Terimalah kegagalan, tetapi ingatlah bahwa 'menerima' tidak sama dengan 'membiarkan'. Belajarlah menerima dan bersyukur, lalu bangkit dan berbuat.

Mengalir

Pernahkah terlintas walau hanya sepintas, sungai disebut sungai karena apa? Apakah karena ada airnya? Ataukah karena ada cekungan panjang dari hulu ke hilir? Kalau hanya air dan cekungan saja, jadilah air tergenang bukan sungai. Dan air yang menggenang itu tidak suci dan men-sucikan.

Maka sungai dinamai sungai karena alirannya, aliran itulah yang memberi kesucian dan kehidupan. Seharusnya seperti itulah diri dan pribadi kita, kita mesti mengalir, menyerap ilmu dan menyampaikannya, menerima kebaikan dan melakukannya.
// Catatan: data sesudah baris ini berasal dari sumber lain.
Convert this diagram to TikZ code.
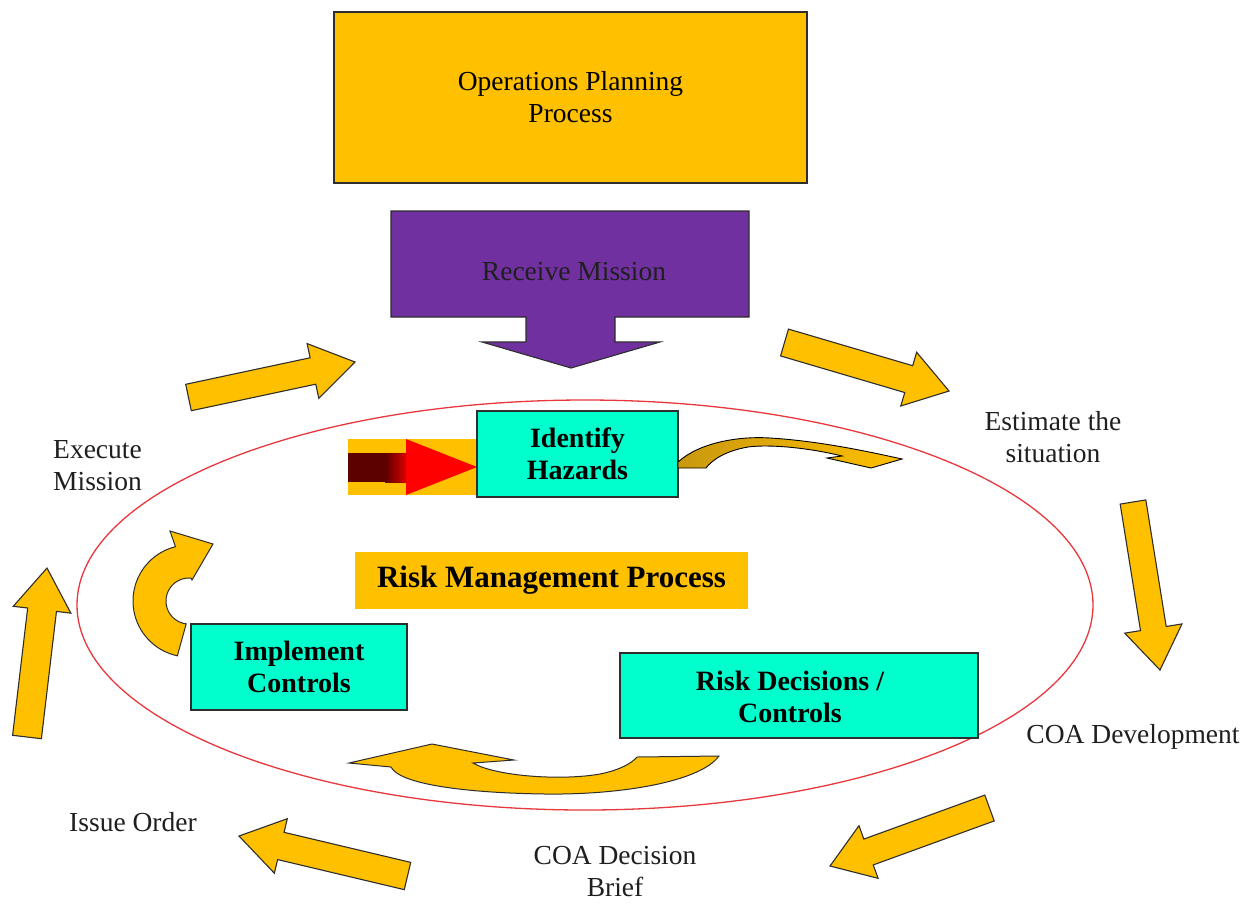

Tentang bagaimana kau mulai membangun negeri, lakukanlah dengan caramu sendiri. Percayalah bahwa 'proposal pada langit' tetap yang pertama dan utama ketimbang proposal-proposal pendanaan lainnya. Mulailah membagi tugas, lakukanlah bersama dalam lingkaran dan barisan yang sempurna.

Terimalah negeri ini apa adanya, karena setajam apapun perbedaan kita, perbedaan keluarga, suku, daerah atau bahasa ibu kita, tetap satu kesamaan yang kita perjuangkan. Kita sama-sama menginginkan kehidupan yang lebih baik, untuk diri dan anak-anak kita.
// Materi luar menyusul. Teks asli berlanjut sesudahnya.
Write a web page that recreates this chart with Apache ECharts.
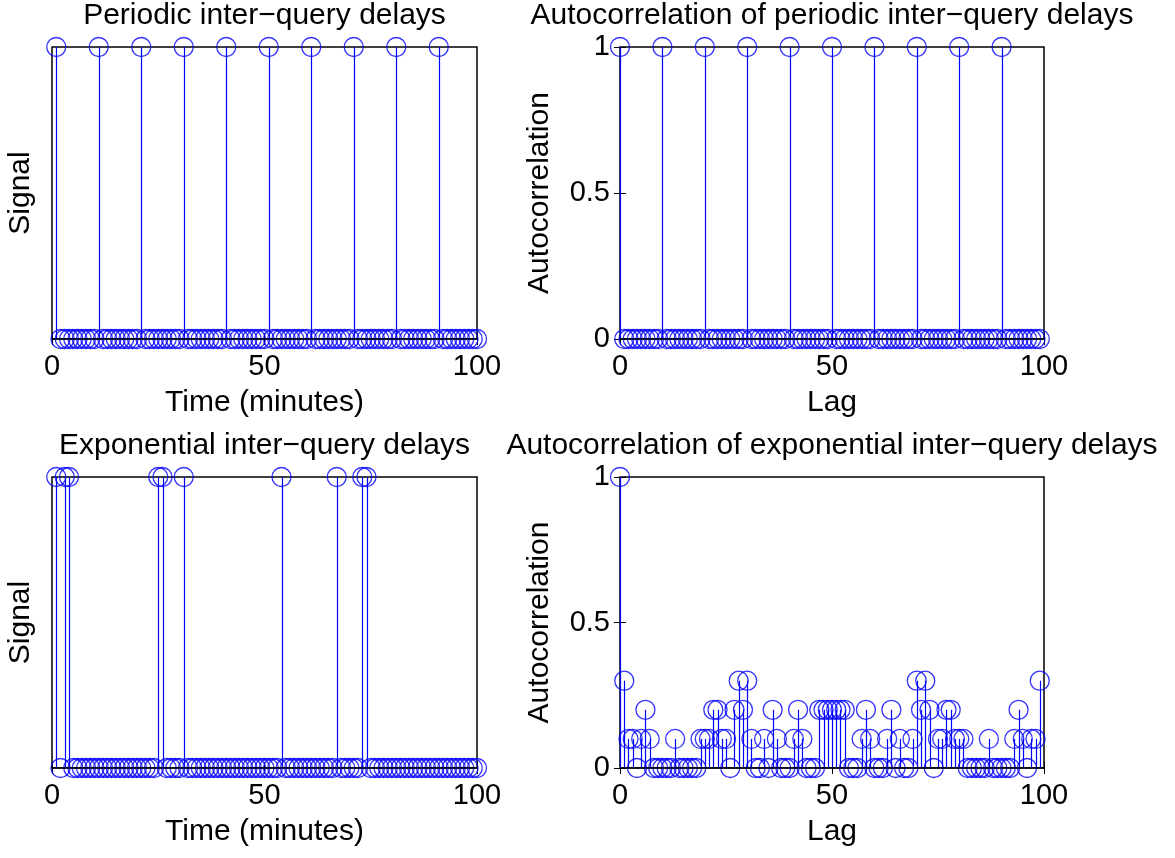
<!DOCTYPE html>
<html>
<head>
<meta charset="utf-8">
<title>Inter-query delays</title>
<script src="https://cdn.jsdelivr.net/npm/echarts@6/dist/echarts.min.js"></script>
<style>
html, body { margin: 0; padding: 0; background: #fff; }
#main { width: 1175px; height: 858px; }
</style>
</head>
<body>
<div id="main"></div>
<script>
// signal, one value per minute, t = 1..100
const periodicSignal = [
  1,0,0,0,0,0,0,0,0,0, 1,0,0,0,0,0,0,0,0,0,
  1,0,0,0,0,0,0,0,0,0, 1,0,0,0,0,0,0,0,0,0,
  1,0,0,0,0,0,0,0,0,0, 1,0,0,0,0,0,0,0,0,0,
  1,0,0,0,0,0,0,0,0,0, 1,0,0,0,0,0,0,0,0,0,
  1,0,0,0,0,0,0,0,0,0, 1,0,0,0,0,0,0,0,0,0
];
const expSignal = [
  1,0,1,1,0,0,0,0,0,0, 0,0,0,0,0,0,0,0,0,0,
  0,0,0,0,1,1,0,0,0,0, 1,0,0,0,0,0,0,0,0,0,
  0,0,0,0,0,0,0,0,0,0, 0,0,0,1,0,0,0,0,0,0,
  0,0,0,0,0,0,1,0,0,0, 0,0,1,1,0,0,0,0,0,0,
  0,0,0,0,0,0,0,0,0,0, 0,0,0,0,0,0,0,0,0,0
];
// autocorrelation, lag = 0..99
const periodicAcf = [
  1,0,0,0,0,0,0,0,0,0, 1,0,0,0,0,0,0,0,0,0,
  1,0,0,0,0,0,0,0,0,0, 1,0,0,0,0,0,0,0,0,0,
  1,0,0,0,0,0,0,0,0,0, 1,0,0,0,0,0,0,0,0,0,
  1,0,0,0,0,0,0,0,0,0, 1,0,0,0,0,0,0,0,0,0,
  1,0,0,0,0,0,0,0,0,0, 1,0,0,0,0,0,0,0,0,0
];
const expAcf = [
  1,0.3,0.1,0.1,0,0.1,0.2,0.1,0,0,
  0,0,0,0.1,0,0,0,0,0,0.1,
  0.1,0.1,0.2,0.2,0.1,0.1,0,0.2,0.3,0.2,
  0.3,0.1,0,0,0.1,0,0.2,0.1,0,0,
  0,0.1,0.2,0.1,0,0,0,0.2,0.2,0.2,
  0.2,0.2,0.2,0.2,0,0,0,0.1,0.2,0.1,
  0,0,0,0.1,0.2,0,0.1,0,0,0.1,
  0.3,0.2,0.3,0.2,0,0.1,0.1,0.2,0.2,0.1,
  0.1,0.1,0,0,0,0,0,0.1,0,0,
  0,0,0,0.1,0.2,0.1,0,0.1,0.1,0.3
];
const titles = [
  'Periodic inter\u2212query delays',
  'Autocorrelation of periodic inter\u2212query delays',
  'Exponential inter\u2212query delays',
  'Autocorrelation of exponential inter\u2212query delays'
];

const FONT = '"Liberation Sans", Arial, Helvetica, sans-serif';
const BLUE = '#0000ff';

const boxes = [
  { left: 52, top: 47, width: 425, height: 292 },
  { left: 620, top: 47, width: 424, height: 292 },
  { left: 52, top: 477, width: 425, height: 291 },
  { left: 620, top: 477, width: 424, height: 291 }
];

const panels = [
  { values: periodicSignal, start: 1, xName: 'Time (minutes)', yName: 'Signal', yLabels: false },
  { values: periodicAcf, start: 0, xName: 'Lag', yName: 'Autocorrelation', yLabels: true },
  { values: expSignal, start: 1, xName: 'Time (minutes)', yName: 'Signal', yLabels: false },
  { values: expAcf, start: 0, xName: 'Lag', yName: 'Autocorrelation', yLabels: true }
];

let grid = [], xAxis = [], yAxis = [], series = [], graphic = [];

panels.forEach((p, k) => {
  let b = boxes[k];
  grid.push(Object.assign({
    show: true,
    borderColor: '#000',
    borderWidth: 1.5,
    backgroundColor: '#fff',
    containLabel: false,
    outerBoundsMode: 'none'
  }, b));

  // bottom x axis with labels, top one only carries the ticks
  xAxis.push({
    type: 'value', gridIndex: k, min: 0, max: 100, interval: 50,
    axisLine: { show: false },
    axisTick: { show: true, inside: true, length: 6, lineStyle: { color: '#000' } },
    axisLabel: { color: '#000', fontSize: 29, fontFamily: FONT, margin: 13 },
    splitLine: { show: false },
    name: p.xName, nameLocation: 'middle', nameGap: 49,
    nameTextStyle: { color: '#000', fontSize: 30, fontFamily: FONT }
  });
  xAxis.push({
    type: 'value', gridIndex: k, position: 'top', min: 0, max: 100, interval: 50,
    axisLine: { show: false },
    axisTick: { show: true, inside: true, length: 6, lineStyle: { color: '#000' } },
    axisLabel: { show: false },
    splitLine: { show: false }
  });

  yAxis.push({
    type: 'value', gridIndex: k, min: 0, max: 1, interval: 0.5,
    axisLine: { show: false },
    axisTick: { show: p.yLabels, inside: true, length: 6, lineStyle: { color: '#000' } },
    axisLabel: { show: p.yLabels, color: '#000', fontSize: 29, fontFamily: FONT, margin: 10 },
    splitLine: { show: false },
    name: p.yName, nameLocation: 'middle', nameGap: p.yLabels ? 65 : 16,
    nameTextStyle: { color: '#000', fontSize: 30, fontFamily: FONT }
  });
  yAxis.push({
    type: 'value', gridIndex: k, position: 'right', min: 0, max: 1, interval: 0.5,
    axisLine: { show: false },
    axisTick: { show: p.yLabels, inside: true, length: 6, lineStyle: { color: '#000' } },
    axisLabel: { show: false },
    splitLine: { show: false }
  });

  let pts = p.values.map((v, i) => [i + p.start, v]);

  // stems
  series.push({
    type: 'custom',
    xAxisIndex: 2 * k, yAxisIndex: 2 * k,
    data: pts,
    encode: { x: 0, y: 1 },
    clip: false,
    silent: true,
    renderItem: function (params, api) {
      let a = api.coord([api.value(0), 0]);
      let c = api.coord([api.value(0), api.value(1)]);
      let x = Math.round(a[0]) + 0.5; // keep 1px stems crisp
      return {
        type: 'line',
        shape: { x1: x, y1: a[1], x2: x, y2: c[1] },
        style: { stroke: BLUE, lineWidth: 1.2, fill: null }
      };
    }
  });
  // open circle markers
  series.push({
    type: 'scatter',
    xAxisIndex: 2 * k, yAxisIndex: 2 * k,
    data: pts,
    symbol: 'circle',
    symbolSize: 19,
    clip: false,
    silent: true,
    itemStyle: { color: 'rgba(0,0,0,0)', borderColor: BLUE, borderWidth: 1.3 }
  });
  // baseline at zero
  series.push({
    type: 'line',
    xAxisIndex: 2 * k, yAxisIndex: 2 * k,
    data: [[0, 0], [100, 0]],
    symbol: 'none',
    silent: true,
    lineStyle: { color: '#000', width: 1.5 },
    z: 5
  });

  graphic.push({
    type: 'text',
    x: b.left + b.width / 2,
    y: b.top - 31,
    style: {
      text: titles[k],
      fontSize: 30,
      fontFamily: FONT,
      fill: '#000',
      align: 'center',
      verticalAlign: 'middle'
    }
  });
});

let myChart = echarts.init(document.getElementById('main'));
myChart.setOption({
  animation: false,
  backgroundColor: '#fff',
  grid: grid,
  xAxis: xAxis,
  yAxis: yAxis,
  series: series,
  graphic: graphic
});
</script>
</body>
</html>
Kita mungkin takut, dikriminalisasi, ditekan, dipaksa, diancam, diasingkan, tetapi apa lantas kita berhenti? Kalau kau masih punya Tuhan, maka apalagi yang kau takutkan? Makar, konspirasi, niat jahat, tindakan kejam, apapun saja yang merintangi jalan panjang kebaikan dan ketulusanmu, yakinlah dan bergantunglah hanya pada Tuhanmu. Karena siapa pula yang bisa melawan Tuhan?

Mengalirlah, menjadi air yang menyegarkan dan menyucikan. Untukmu, demi negerimu.